Your objective — Take every line from the listing below that contains "this".

Input rows —
────────

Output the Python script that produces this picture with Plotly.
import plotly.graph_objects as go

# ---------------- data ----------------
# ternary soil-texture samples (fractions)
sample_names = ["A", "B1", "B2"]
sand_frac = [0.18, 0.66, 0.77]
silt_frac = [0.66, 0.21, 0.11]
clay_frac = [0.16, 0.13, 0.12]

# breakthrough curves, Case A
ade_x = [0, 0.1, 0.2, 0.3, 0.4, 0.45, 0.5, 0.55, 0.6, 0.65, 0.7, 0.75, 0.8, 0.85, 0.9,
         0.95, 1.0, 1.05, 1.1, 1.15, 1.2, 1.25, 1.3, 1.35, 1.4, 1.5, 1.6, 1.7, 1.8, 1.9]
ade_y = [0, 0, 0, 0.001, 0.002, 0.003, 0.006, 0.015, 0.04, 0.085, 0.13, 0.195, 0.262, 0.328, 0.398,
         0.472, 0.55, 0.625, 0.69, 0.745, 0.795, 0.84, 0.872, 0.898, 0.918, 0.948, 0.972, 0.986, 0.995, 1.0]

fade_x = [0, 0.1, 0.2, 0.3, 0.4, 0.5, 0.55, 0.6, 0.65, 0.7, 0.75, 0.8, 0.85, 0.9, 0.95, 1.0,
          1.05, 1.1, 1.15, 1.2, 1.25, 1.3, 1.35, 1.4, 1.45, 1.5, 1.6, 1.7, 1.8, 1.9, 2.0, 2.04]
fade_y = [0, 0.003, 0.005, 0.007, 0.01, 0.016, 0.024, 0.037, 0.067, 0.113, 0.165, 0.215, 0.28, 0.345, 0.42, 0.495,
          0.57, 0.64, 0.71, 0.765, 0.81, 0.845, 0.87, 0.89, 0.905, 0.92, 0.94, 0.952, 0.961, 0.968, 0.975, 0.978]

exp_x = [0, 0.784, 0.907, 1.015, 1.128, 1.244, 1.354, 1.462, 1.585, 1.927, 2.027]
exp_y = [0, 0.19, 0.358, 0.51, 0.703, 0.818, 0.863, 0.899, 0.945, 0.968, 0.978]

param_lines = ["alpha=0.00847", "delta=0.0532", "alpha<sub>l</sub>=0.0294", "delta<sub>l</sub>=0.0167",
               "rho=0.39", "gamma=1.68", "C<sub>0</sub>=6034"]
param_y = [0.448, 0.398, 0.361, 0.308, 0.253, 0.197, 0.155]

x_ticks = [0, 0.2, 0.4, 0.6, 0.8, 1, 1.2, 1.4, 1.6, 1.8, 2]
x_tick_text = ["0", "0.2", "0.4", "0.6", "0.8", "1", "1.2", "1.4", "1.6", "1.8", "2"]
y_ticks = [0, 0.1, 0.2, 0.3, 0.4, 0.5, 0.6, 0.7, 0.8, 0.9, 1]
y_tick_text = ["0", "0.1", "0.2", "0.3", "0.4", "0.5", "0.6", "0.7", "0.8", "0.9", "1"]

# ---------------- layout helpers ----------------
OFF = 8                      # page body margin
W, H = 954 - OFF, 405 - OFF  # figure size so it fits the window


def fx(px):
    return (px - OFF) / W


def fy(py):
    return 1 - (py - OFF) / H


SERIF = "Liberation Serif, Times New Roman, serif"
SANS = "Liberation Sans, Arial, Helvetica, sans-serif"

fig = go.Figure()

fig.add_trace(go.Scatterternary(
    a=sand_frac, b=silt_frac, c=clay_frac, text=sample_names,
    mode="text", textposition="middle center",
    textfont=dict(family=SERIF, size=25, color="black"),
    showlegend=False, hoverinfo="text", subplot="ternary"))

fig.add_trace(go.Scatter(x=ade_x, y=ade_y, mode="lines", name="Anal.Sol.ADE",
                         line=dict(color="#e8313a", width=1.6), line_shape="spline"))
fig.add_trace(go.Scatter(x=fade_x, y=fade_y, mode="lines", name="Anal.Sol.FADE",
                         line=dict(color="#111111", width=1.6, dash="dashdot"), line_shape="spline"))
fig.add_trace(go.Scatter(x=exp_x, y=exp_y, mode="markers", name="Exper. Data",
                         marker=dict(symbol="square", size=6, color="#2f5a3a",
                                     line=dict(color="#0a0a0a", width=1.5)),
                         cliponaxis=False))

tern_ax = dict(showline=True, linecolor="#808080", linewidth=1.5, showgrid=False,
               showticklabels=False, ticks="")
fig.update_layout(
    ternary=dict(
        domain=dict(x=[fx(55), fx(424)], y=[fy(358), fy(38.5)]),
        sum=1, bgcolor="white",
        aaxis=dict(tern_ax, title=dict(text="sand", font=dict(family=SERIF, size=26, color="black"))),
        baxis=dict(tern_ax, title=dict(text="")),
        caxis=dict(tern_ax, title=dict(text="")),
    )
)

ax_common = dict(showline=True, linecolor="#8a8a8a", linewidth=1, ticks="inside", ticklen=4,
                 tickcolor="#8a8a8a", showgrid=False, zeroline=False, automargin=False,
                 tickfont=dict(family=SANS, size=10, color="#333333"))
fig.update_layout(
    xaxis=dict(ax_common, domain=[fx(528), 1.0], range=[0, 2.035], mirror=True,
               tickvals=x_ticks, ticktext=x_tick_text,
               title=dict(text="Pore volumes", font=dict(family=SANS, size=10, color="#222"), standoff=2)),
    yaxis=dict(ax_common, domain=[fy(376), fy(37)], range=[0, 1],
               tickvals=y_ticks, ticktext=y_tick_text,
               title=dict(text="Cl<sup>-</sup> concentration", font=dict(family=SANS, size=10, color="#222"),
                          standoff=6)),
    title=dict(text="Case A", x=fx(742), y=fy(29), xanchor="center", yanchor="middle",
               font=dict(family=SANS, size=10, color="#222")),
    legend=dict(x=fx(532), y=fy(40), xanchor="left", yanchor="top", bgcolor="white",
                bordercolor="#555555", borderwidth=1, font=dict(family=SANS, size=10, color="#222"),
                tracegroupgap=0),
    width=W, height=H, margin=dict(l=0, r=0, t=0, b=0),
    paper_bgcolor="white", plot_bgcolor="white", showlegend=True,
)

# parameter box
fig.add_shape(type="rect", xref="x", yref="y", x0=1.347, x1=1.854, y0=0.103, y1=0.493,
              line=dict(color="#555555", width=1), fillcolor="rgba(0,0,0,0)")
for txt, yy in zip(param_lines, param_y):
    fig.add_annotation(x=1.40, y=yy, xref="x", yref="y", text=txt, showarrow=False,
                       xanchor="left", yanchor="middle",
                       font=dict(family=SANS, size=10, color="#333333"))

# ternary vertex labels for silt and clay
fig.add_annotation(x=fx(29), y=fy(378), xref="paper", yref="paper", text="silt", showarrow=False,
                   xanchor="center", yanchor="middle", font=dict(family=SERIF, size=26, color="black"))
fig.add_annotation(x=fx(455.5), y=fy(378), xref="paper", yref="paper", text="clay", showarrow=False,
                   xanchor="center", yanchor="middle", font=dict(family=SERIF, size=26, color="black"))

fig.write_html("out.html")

────────

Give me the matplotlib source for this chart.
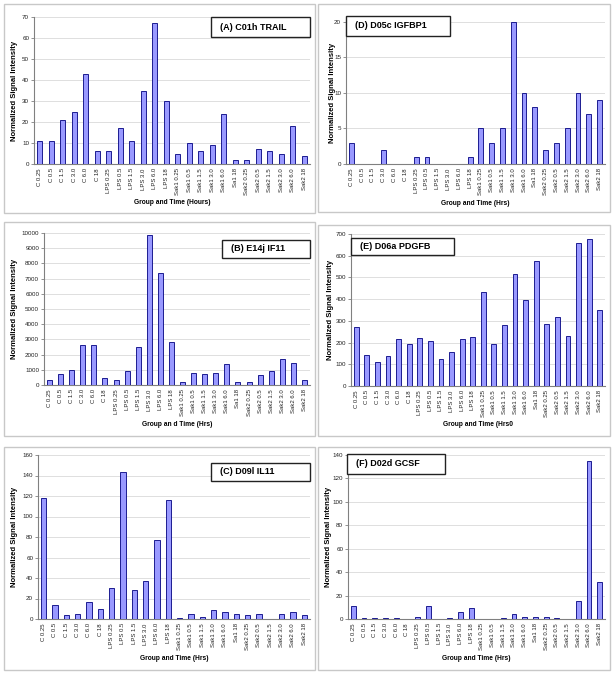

────────

Written response —
Output the Python script that produces this picture with Plotly.
Give me the matplotlib source for this chart.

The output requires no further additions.